=== GIVEN INSTRUCTION ===
Write out every line of the material as it stands, apart from the pictures.

---------------

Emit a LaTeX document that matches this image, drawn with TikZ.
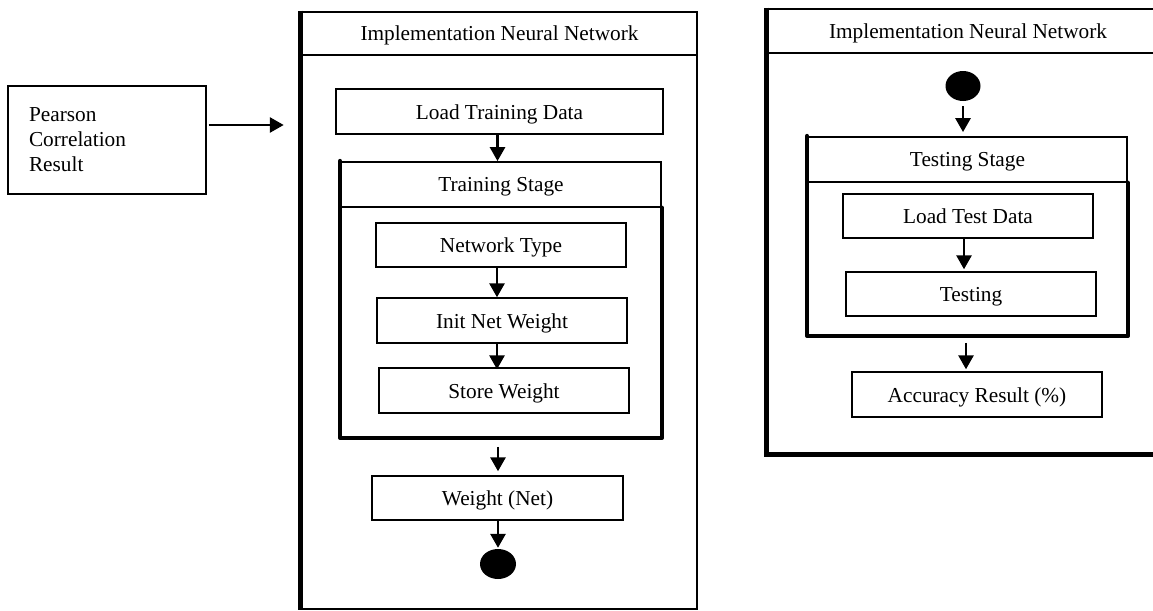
\documentclass[tikz,border=0pt]{standalone}
\usepackage{fontspec}
\setmainfont{Liberation Serif}
\usetikzlibrary{arrows.meta,shapes.geometric}
\tikzset{
  pbox/.style={draw, line width=1.4pt, rectangle, inner sep=0pt, font=\fontsize{21.3}{25}\selectfont},
  box/.style={pbox, text height=15pt, text depth=0pt},
  frame/.style={draw, line width=2.5pt, rectangle, inner sep=0pt},
  hdr/.style={draw, line width=1.8pt, rectangle, inner sep=0pt, font=\fontsize{21.3}{25}\selectfont, text height=14.5pt, text depth=0pt},
  stagebox/.style={draw, line width=1.8pt, rectangle, inner sep=0pt},
  thickedge/.style={line width=4.5pt, line cap=round, line join=round},
  dot/.style={ellipse, fill=black, draw=none, inner sep=0pt, minimum width=35pt, minimum height=30pt},
  arr/.style={line width=2.8pt, -{Triangle[length=14pt,width=15pt]}},
}
\begin{document}
\begin{tikzpicture}[x=1pt,y=-1pt]
\useasboundingbox (0,0) rectangle (1153,610);
\clip (0,0) rectangle (1153,610);
\fill[white] (0,0) rectangle (1153,610);

% Pearson box
\node[pbox, minimum width=198pt, minimum height=108pt, text width=156pt, align=left, inner xsep=21pt] (pearson) at (107,140) {Pearson\\Correlation\\Result\\[4pt]};

% Left frame
\node[frame, minimum width=395pt, minimum height=597pt] (frame1) at (499.5,310.5) {};
\draw[line width=5pt] (frame1.north west) -- (frame1.south west);
\node[hdr, minimum width=395pt, minimum height=43pt] (title1) at (499.5,33.5) {Implementation Neural Network};

\coordinate (pa) at ([yshift=15pt]pearson.east);
\draw[arr, shorten <=2pt, shorten >=17pt] (pa) -- (pa -| frame1.west);

\node[box, minimum width=327pt, minimum height=45pt] (ltd) at (499.5,111.5) {Load Training Data};

\node[stagebox, minimum width=320pt, minimum height=275pt] (stage1) at (501,299.5) {};
\node[hdr, minimum width=320pt, minimum height=45pt] (stage1hdr) at (501,184.5) {Training Stage};
\draw[thickedge] (stage1.north west) -- (stage1.south west) -- (stage1.south east) -- (stage1hdr.south east);

\node[box, minimum width=250pt, minimum height=44pt] (nt) at (501,245) {Network Type};
\node[box, minimum width=250pt, minimum height=45pt] (inw) at (502,320.5) {Init Net Weight};
\node[box, minimum width=250pt, minimum height=45pt] (sw) at (504,390.5) {Store Weight};
\node[box, minimum width=251pt, minimum height=44pt] (wn) at (497.5,498) {Weight (Net)};
\node[dot, minimum width=36pt] (end1) at (498,564) {};

\draw[arr] ([xshift=-2pt]ltd.south) -- ([xshift=-2pt]ltd.south |- stage1.north);
\draw[arr] ([xshift=-4pt]nt.south) -- ([xshift=-4pt]nt.south |- inw.north);
\draw[arr, shorten >=-2pt] ([xshift=-5pt]inw.south) -- ([xshift=-5pt]inw.south |- sw.north);
\draw[arr, shorten <=9pt, shorten >=4pt] ([xshift=-3pt]stage1.south) -- ([xshift=-3pt]stage1.south |- wn.north);
\draw[arr, shorten >=1pt] ([xshift=0.5pt]wn.south) -- (end1.north);

% Right frame
\node[frame, minimum width=400pt, minimum height=444pt] (frame2) at (968,231) {};
\draw[line width=5pt] (frame2.north west) -- (frame2.south west) -- (frame2.south east);
\node[hdr, minimum width=400pt, minimum height=44pt] (title2) at (968,31) {Implementation Neural Network};

\node[dot] (start2) at (963,86) {};
\node[stagebox, minimum width=319pt, minimum height=198pt] (stage2) at (967.5,236) {};
\node[hdr, minimum width=319pt, minimum height=45pt] (stage2hdr) at (967.5,159.5) {Testing Stage};
\draw[thickedge] (stage2.north west) -- (stage2.south west) -- (stage2.south east) -- (stage2hdr.south east);

\node[box, minimum width=250pt, minimum height=44pt] (ltd2) at (968,216) {Load Test Data};
\node[box, minimum width=250pt, minimum height=44pt] (tst) at (971,294) {Testing};
\node[box, minimum width=250pt, minimum height=45pt] (acc) at (977,394.5) {Accuracy Result (\%)};

\draw[arr, shorten <=5pt, shorten >=4pt] (start2.south) -- (start2.south |- stage2.north);
\draw[arr, shorten >=2pt] ([xshift=-4pt]ltd2.south) -- ([xshift=-4pt]ltd2.south |- tst.north);
\draw[arr, shorten <=7pt, shorten >=2pt] ([xshift=-1.5pt]stage2.south) -- ([xshift=-1.5pt]stage2.south |- acc.north);
\end{tikzpicture}
\end{document}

---------------

=== FINISHED TASK ===
Emit a LaTeX document that matches this image, drawn with TikZ.
\documentclass[tikz,border=0pt]{standalone}
\usepackage{fontspec}
\setmainfont{Liberation Serif}
\usetikzlibrary{arrows.meta,shapes.geometric}
\tikzset{
  pbox/.style={draw, line width=1.4pt, rectangle, inner sep=0pt, font=\fontsize{21.3}{25}\selectfont},
  box/.style={pbox, text height=15pt, text depth=0pt},
  frame/.style={draw, line width=2.5pt, rectangle, inner sep=0pt},
  hdr/.style={draw, line width=1.8pt, rectangle, inner sep=0pt, font=\fontsize{21.3}{25}\selectfont, text height=14.5pt, text depth=0pt},
  stagebox/.style={draw, line width=1.8pt, rectangle, inner sep=0pt},
  thickedge/.style={line width=4.5pt, line cap=round, line join=round},
  dot/.style={ellipse, fill=black, draw=none, inner sep=0pt, minimum width=35pt, minimum height=30pt},
  arr/.style={line width=2.8pt, -{Triangle[length=14pt,width=15pt]}},
}
\begin{document}
\begin{tikzpicture}[x=1pt,y=-1pt]
\useasboundingbox (0,0) rectangle (1153,610);
\clip (0,0) rectangle (1153,610);
\fill[white] (0,0) rectangle (1153,610);

% Pearson box
\node[pbox, minimum width=198pt, minimum height=108pt, text width=156pt, align=left, inner xsep=21pt] (pearson) at (107,140) {Pearson\\Correlation\\Result\\[4pt]};

% Left frame
\node[frame, minimum width=395pt, minimum height=597pt] (frame1) at (499.5,310.5) {};
\draw[line width=5pt] (frame1.north west) -- (frame1.south west);
\node[hdr, minimum width=395pt, minimum height=43pt] (title1) at (499.5,33.5) {Implementation Neural Network};

\coordinate (pa) at ([yshift=15pt]pearson.east);
\draw[arr, shorten <=2pt, shorten >=17pt] (pa) -- (pa -| frame1.west);

\node[box, minimum width=327pt, minimum height=45pt] (ltd) at (499.5,111.5) {Load Training Data};

\node[stagebox, minimum width=320pt, minimum height=275pt] (stage1) at (501,299.5) {};
\node[hdr, minimum width=320pt, minimum height=45pt] (stage1hdr) at (501,184.5) {Training Stage};
\draw[thickedge] (stage1.north west) -- (stage1.south west) -- (stage1.south east) -- (stage1hdr.south east);

\node[box, minimum width=250pt, minimum height=44pt] (nt) at (501,245) {Network Type};
\node[box, minimum width=250pt, minimum height=45pt] (inw) at (502,320.5) {Init Net Weight};
\node[box, minimum width=250pt, minimum height=45pt] (sw) at (504,390.5) {Store Weight};
\node[box, minimum width=251pt, minimum height=44pt] (wn) at (497.5,498) {Weight (Net)};
\node[dot, minimum width=36pt] (end1) at (498,564) {};

\draw[arr] ([xshift=-2pt]ltd.south) -- ([xshift=-2pt]ltd.south |- stage1.north);
\draw[arr] ([xshift=-4pt]nt.south) -- ([xshift=-4pt]nt.south |- inw.north);
\draw[arr, shorten >=-2pt] ([xshift=-5pt]inw.south) -- ([xshift=-5pt]inw.south |- sw.north);
\draw[arr, shorten <=9pt, shorten >=4pt] ([xshift=-3pt]stage1.south) -- ([xshift=-3pt]stage1.south |- wn.north);
\draw[arr, shorten >=1pt] ([xshift=0.5pt]wn.south) -- (end1.north);

% Right frame
\node[frame, minimum width=400pt, minimum height=444pt] (frame2) at (968,231) {};
\draw[line width=5pt] (frame2.north west) -- (frame2.south west) -- (frame2.south east);
\node[hdr, minimum width=400pt, minimum height=44pt] (title2) at (968,31) {Implementation Neural Network};

\node[dot] (start2) at (963,86) {};
\node[stagebox, minimum width=319pt, minimum height=198pt] (stage2) at (967.5,236) {};
\node[hdr, minimum width=319pt, minimum height=45pt] (stage2hdr) at (967.5,159.5) {Testing Stage};
\draw[thickedge] (stage2.north west) -- (stage2.south west) -- (stage2.south east) -- (stage2hdr.south east);

\node[box, minimum width=250pt, minimum height=44pt] (ltd2) at (968,216) {Load Test Data};
\node[box, minimum width=250pt, minimum height=44pt] (tst) at (971,294) {Testing};
\node[box, minimum width=250pt, minimum height=45pt] (acc) at (977,394.5) {Accuracy Result (\%)};

\draw[arr, shorten <=5pt, shorten >=4pt] (start2.south) -- (start2.south |- stage2.north);
\draw[arr, shorten >=2pt] ([xshift=-4pt]ltd2.south) -- ([xshift=-4pt]ltd2.south |- tst.north);
\draw[arr, shorten <=7pt, shorten >=2pt] ([xshift=-1.5pt]stage2.south) -- ([xshift=-1.5pt]stage2.south |- acc.north);
\end{tikzpicture}
\end{document}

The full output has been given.